她被眼前的景象惊呆了——许多七彩的泡泡在大厅里在漂游着。
她尖叫起来和张恒一起在泡泡里疯玩。
“哒哒哒。”——海崖医院住院部二楼的走廊,响起一阵急促的脚步声。
“阿姨,我和爸爸来看你了。”李杏儿走到若兰的房间门口,甜声大叫。
若兰高兴地搂着李杏儿,在张恒和李杏儿的脸上分别狠亲了一口。李杏儿向若兰报告她吃了很多螺蛳肉,这会儿小肚子鼓鼓的。若兰笑着用手指轻戳,李杏儿把身体扭来扭去不给戳。张恒说要教李杏儿辩认汽车,两人挤在窗户边的椅子上看来往的车辆。

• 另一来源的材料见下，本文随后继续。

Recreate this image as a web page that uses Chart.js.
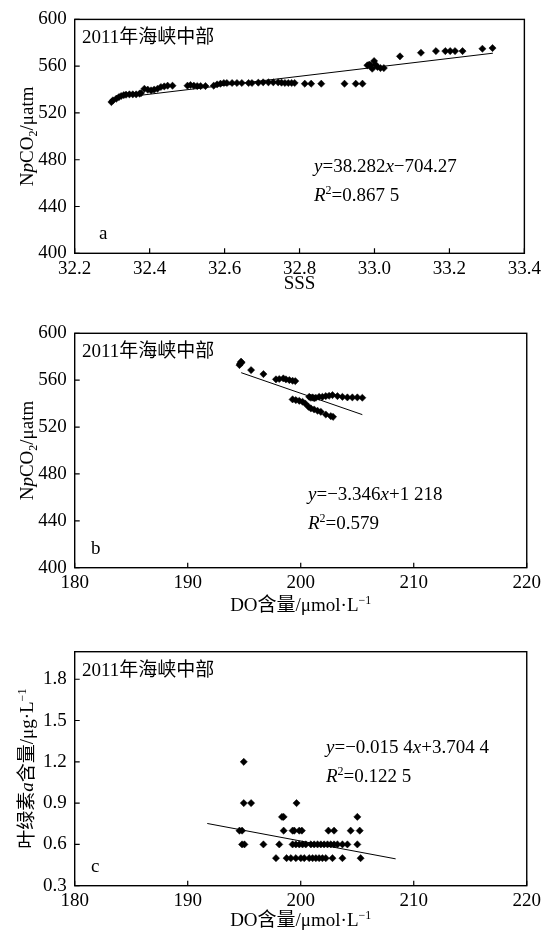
<!DOCTYPE html>
<html>
<head>
<meta charset="utf-8">
<script src="https://cdn.jsdelivr.net/npm/chart.js@4/dist/chart.umd.min.js"></script>
<style>
  body { margin: 0; background: #fff; width: 545px; height: 932px; position: relative; overflow: hidden; }
  canvas { position: absolute; left: 0; }
</style>
</head>
<body>
<canvas id="chartA" width="545" height="310" style="top:0"></canvas>
<canvas id="chartB" width="545" height="318" style="top:310px"></canvas>
<canvas id="chartC" width="545" height="304" style="top:628px"></canvas>
<script>
// panel a: SSS vs NpCO2
const sssA = [32.298, 32.302, 32.311, 32.318, 32.324, 32.331, 32.337, 32.346, 32.355, 32.364,
  32.373, 32.377, 32.386, 32.395, 32.404, 32.412, 32.421, 32.430, 32.439, 32.448,
  32.461, 32.501, 32.509, 32.518, 32.527, 32.536, 32.549, 32.571, 32.580, 32.589,
  32.598, 32.606, 32.620, 32.633, 32.646, 32.664, 32.673, 32.690, 32.703, 32.717,
  32.730, 32.743, 32.752, 32.761, 32.770, 32.779, 32.787, 32.814, 32.831, 32.858,
  32.920, 32.950, 32.968, 32.981, 32.986, 32.990, 32.994, 32.999, 33.003, 33.008,
  33.016, 33.025, 33.068, 33.124, 33.164, 33.189, 33.202, 33.215, 33.235, 33.288, 33.315];
const pco2A = [529.3, 530.8, 532.2, 533.6, 534.5, 535.3, 535.6, 535.9, 535.9, 535.9,
  536.5, 537.0, 540.7, 539.9, 539.3, 539.9, 540.7, 542.2, 542.7, 543.3,
  543.3, 543.3, 543.9, 543.3, 543.0, 543.0, 543.0, 543.3, 544.4, 545.0,
  545.6, 545.6, 545.6, 545.6, 545.6, 545.6, 545.6, 545.9, 546.2, 546.2,
  546.2, 546.2, 545.9, 545.6, 545.6, 545.6, 545.6, 545.0, 545.0, 545.0,
  545.0, 545.0, 545.0, 560.7, 561.3, 560.7, 557.8, 564.4, 561.3, 559.3,
  558.4, 558.4, 568.4, 571.5, 572.9, 572.9, 572.9, 572.9, 572.9, 574.9, 575.5];
const fitAX = [32.373, 33.316];
const fitAY = [535.0, 571.1];

// panel b: DO vs NpCO2
const doB = [194.58, 194.65, 194.72, 194.77, 195.61, 196.70, 197.81, 198.10, 198.46, 198.69,
  198.99, 199.28, 199.52, 199.28, 199.57, 199.87, 200.16, 200.40, 200.75, 200.90,
  201.05, 201.19, 201.34, 201.63, 201.92, 202.22, 202.51, 202.81, 203.25, 203.69,
  204.13, 204.57, 205.01, 205.45, 200.69, 200.90, 201.19, 201.49, 201.78, 202.22,
  202.66, 202.86];
const pco2B = [572.9, 574.3, 575.8, 575.0, 568.6, 565.2, 560.7, 561.0, 561.5, 560.7,
  560.1, 559.5, 559.2, 543.6, 543.0, 542.4, 541.6, 540.1, 545.8, 545.0,
  545.3, 544.6, 545.0, 545.8, 545.8, 546.4, 546.7, 547.3, 546.4, 545.8,
  545.3, 545.3, 545.3, 545.0, 537.3, 535.9, 535.0, 533.9, 533.0, 530.7,
  529.3, 528.7];
const fitBX = [194.73, 205.45];
const fitBY = [566.4, 530.6];

// panel c: DO vs chlorophyll a
const doC = [194.96,
  194.96, 195.61, 199.63,
  198.34, 198.49, 205.01,
  194.58, 194.81, 198.49, 199.28, 199.43, 199.87, 200.10, 202.45, 202.95, 204.42, 205.22,
  194.81, 195.02, 196.70, 198.10, 199.28, 199.57, 199.87, 200.16, 200.45, 200.90,
  201.19, 201.49, 201.78, 202.07, 202.37, 202.66, 202.95, 203.25, 203.69, 204.13, 205.01,
  197.81, 198.75, 199.13, 199.57, 200.01, 200.31, 200.75, 201.05, 201.34, 201.63,
  201.92, 202.22, 202.81, 203.69, 205.30];
const chlC = [1.2,
  0.9, 0.9, 0.9,
  0.8, 0.8, 0.8,
  0.7, 0.7, 0.7, 0.7, 0.7, 0.7, 0.7, 0.7, 0.7, 0.7, 0.7,
  0.6, 0.6, 0.6, 0.6, 0.6, 0.6, 0.6, 0.6, 0.6, 0.6,
  0.6, 0.6, 0.6, 0.6, 0.6, 0.6, 0.6, 0.6, 0.6, 0.6, 0.6,
  0.5, 0.5, 0.5, 0.5, 0.5, 0.5, 0.5, 0.5, 0.5, 0.5,
  0.5, 0.5, 0.5, 0.5, 0.5];
const fitCX = [191.73, 208.4];
const fitCY = [0.752, 0.495];

// ticks
const ticksSSS = [32.2, 32.4, 32.6, 32.8, 33.0, 33.2, 33.4];
const ticksDO = [180, 190, 200, 210, 220];
const ticksPCO2 = [400, 440, 480, 520, 560, 600];
const ticksChl = [0.3, 0.6, 0.9, 1.2, 1.5, 1.8];

const FAMILY = "'Liberation Serif', 'Noto Sans CJK SC', serif";

function pts(xs, ys) {
  return xs.map((x, i) => ({ x: x, y: ys[i] }));
}

// draws a line of text made of runs: [text, style] where style is 'i', 'sup', 'sub'
function drawRuns(ctx, runs, x, y, center) {
  const parts = runs.map(r => {
    const st = r[1] || '';
    const small = st.includes('sup') || st.includes('sub');
    const font = (st.includes('i') ? 'italic ' : '') + (small ? 12 : 19) + 'px ' + FAMILY;
    ctx.font = font;
    return { t: r[0], font: font, w: ctx.measureText(r[0]).width,
      dy: st.includes('sup') ? -7 : st.includes('sub') ? 4 : 0 };
  });
  const total = parts.reduce((s, p) => s + p.w, 0);
  let cx = center ? x - total / 2 : x;
  ctx.textAlign = 'left';
  ctx.textBaseline = 'alphabetic';
  ctx.fillStyle = '#000';
  parts.forEach(p => {
    ctx.font = p.font;
    ctx.fillText(p.t, cx, y + p.dy);
    cx += p.w;
  });
}

const framePlugin = {
  id: 'frame',
  afterDraw(chart, args, opts) {
    const ctx = chart.ctx;
    const a = chart.chartArea;
    ctx.save();
    ctx.strokeStyle = '#000';
    ctx.lineWidth = 1.4;
    ctx.strokeRect(a.left, a.top, a.right - a.left, a.bottom - a.top);
    ctx.lineWidth = 1.2;
    ctx.beginPath();
    chart.scales.x.ticks.forEach(t => {
      const px = chart.scales.x.getPixelForValue(t.value);
      ctx.moveTo(px, a.bottom);
      ctx.lineTo(px, a.bottom - 5);
    });
    chart.scales.y.ticks.forEach(t => {
      const py = chart.scales.y.getPixelForValue(t.value);
      ctx.moveTo(a.left, py);
      ctx.lineTo(a.left + 5, py);
    });
    ctx.stroke();

    const t = opts.texts;
    drawRuns(ctx, [['2011年海峡中部']], 82, a.top + 24, false);
    drawRuns(ctx, t.eq1, t.eqX, t.eqY, false);
    drawRuns(ctx, t.eq2, t.eqX, t.eqY + 29, false);
    drawRuns(ctx, [[t.letter]], t.letterX, a.bottom - 14, false);
    drawRuns(ctx, t.xTitle, (a.left + a.right) / 2, t.xTitleY, true);
    ctx.translate(33, (a.top + a.bottom) / 2);
    ctx.rotate(-Math.PI / 2);
    drawRuns(ctx, t.yTitle, 0, 0, true);
    ctx.restore();
  }
};

function makeChart(id, c) {
  const tickFont = { family: FAMILY, size: 19 };
  new Chart(document.getElementById(id), {
    type: 'scatter',
    data: {
      datasets: [
        {
          data: pts(c.xs, c.ys),
          pointStyle: 'rectRot',
          pointRadius: 3.6,
          pointBorderWidth: 0.5,
          backgroundColor: '#000',
          borderColor: '#000'
        },
        {
          type: 'line',
          data: pts(c.fitX, c.fitY),
          borderColor: '#000',
          borderWidth: 1,
          pointRadius: 0,
          fill: false
        }
      ]
    },
    options: {
      responsive: false,
      animation: false,
      layout: { autoPadding: false, padding: { left: 0, right: 16.7, top: c.top, bottom: 0 } },
      plugins: { legend: { display: false }, tooltip: { enabled: false }, frame: { texts: c.texts } },
      scales: {
        x: {
          type: 'linear', min: c.xTicks[0], max: c.xTicks[c.xTicks.length - 1],
          afterBuildTicks: s => { s.ticks = c.xTicks.map(v => ({ value: v })); },
          afterFit: s => { s.height = c.xh; },
          grid: { display: false, drawTicks: false },
          border: { display: false },
          ticks: { font: tickFont, color: '#000', padding: 4, maxRotation: 0, autoSkip: false, callback: c.xFmt }
        },
        y: {
          type: 'linear', min: c.yMin, max: c.yMax,
          afterBuildTicks: s => { s.ticks = c.yTicks.map(v => ({ value: v })); },
          afterFit: s => { s.width = 74.7; },
          grid: { display: false, drawTicks: false },
          border: { display: false },
          ticks: { font: tickFont, color: '#000', padding: 8, autoSkip: false, callback: c.yFmt }
        }
      }
    },
    plugins: [framePlugin]
  });
}

const doTitle = [['DO含量/μmol·L'], ['−1', 'sup']];
const pco2Title = [['N'], ['p', 'i'], ['CO'], ['2', 'sub'], ['/μatm']];

makeChart('chartA', {
  xs: sssA, ys: pco2A, fitX: fitAX, fitY: fitAY,
  xTicks: ticksSSS, yTicks: ticksPCO2, yMin: 400, yMax: 600,
  xFmt: v => v.toFixed(1), yFmt: v => String(v),
  top: 19, xh: 310 - 253.3,
  texts: {
    eq1: [['y', 'i'], ['=38.282'], ['x', 'i'], ['−704.27']],
    eq2: [['R', 'i'], ['2', 'sup'], ['=0.867 5']],
    eqX: 314, eqY: 172, letter: 'a', letterX: 99,
    xTitle: [['SSS']], xTitleY: 289, yTitle: pco2Title
  }
});

makeChart('chartB', {
  xs: doB, ys: pco2B, fitX: fitBX, fitY: fitBY,
  xTicks: ticksDO, yTicks: ticksPCO2, yMin: 400, yMax: 600,
  xFmt: v => String(v), yFmt: v => String(v),
  top: 23.3, xh: 318 - 257.7,
  texts: {
    eq1: [['y', 'i'], ['=−3.346'], ['x', 'i'], ['+1 218']],
    eq2: [['R', 'i'], ['2', 'sup'], ['=0.579']],
    eqX: 308, eqY: 190, letter: 'b', letterX: 91,
    xTitle: doTitle, xTitleY: 301, yTitle: pco2Title
  }
});

makeChart('chartC', {
  xs: doC, ys: chlC, fitX: fitCX, fitY: fitCY,
  xTicks: ticksDO, yTicks: ticksChl, yMin: 0.3, yMax: 2.0,
  xFmt: v => String(v), yFmt: v => v.toFixed(1),
  top: 23.7, xh: 304 - 257.7,
  texts: {
    eq1: [['y', 'i'], ['=−0.015 4'], ['x', 'i'], ['+3.704 4']],
    eq2: [['R', 'i'], ['2', 'sup'], ['=0.122 5']],
    eqX: 326, eqY: 125, letter: 'c', letterX: 91,
    xTitle: doTitle, xTitleY: 298, yTitle: [['叶绿素'], ['a', 'i'], ['含量/μg·L'], ['−1', 'sup']]
  }
});
</script>
</body>
</html>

李伟民问若兰手术的日期,张越说已经催过洪春波。他还担心生产的事跟若兰手术排期挤在一块而无法顾及。张越让李伟民跟若兰说一会儿话,他要去一趟院长室。
“妹子,你得快点好起来帮帮老张。”李伟民对若兰说。
“老李,我是学医的。看张越那么强撑,我也不得不硬撑罢了。”若兰苦笑。她把头转向窗外,看着张恒和李杏儿的背影。“人就这么匆匆的半辈子,活着为了什么?好像还没明白就要走了。”若兰轻叹。
“妹子,给点精神自己!你还要看儿子娶妻生子跟老张过晚年呢。”李伟民忙安慰。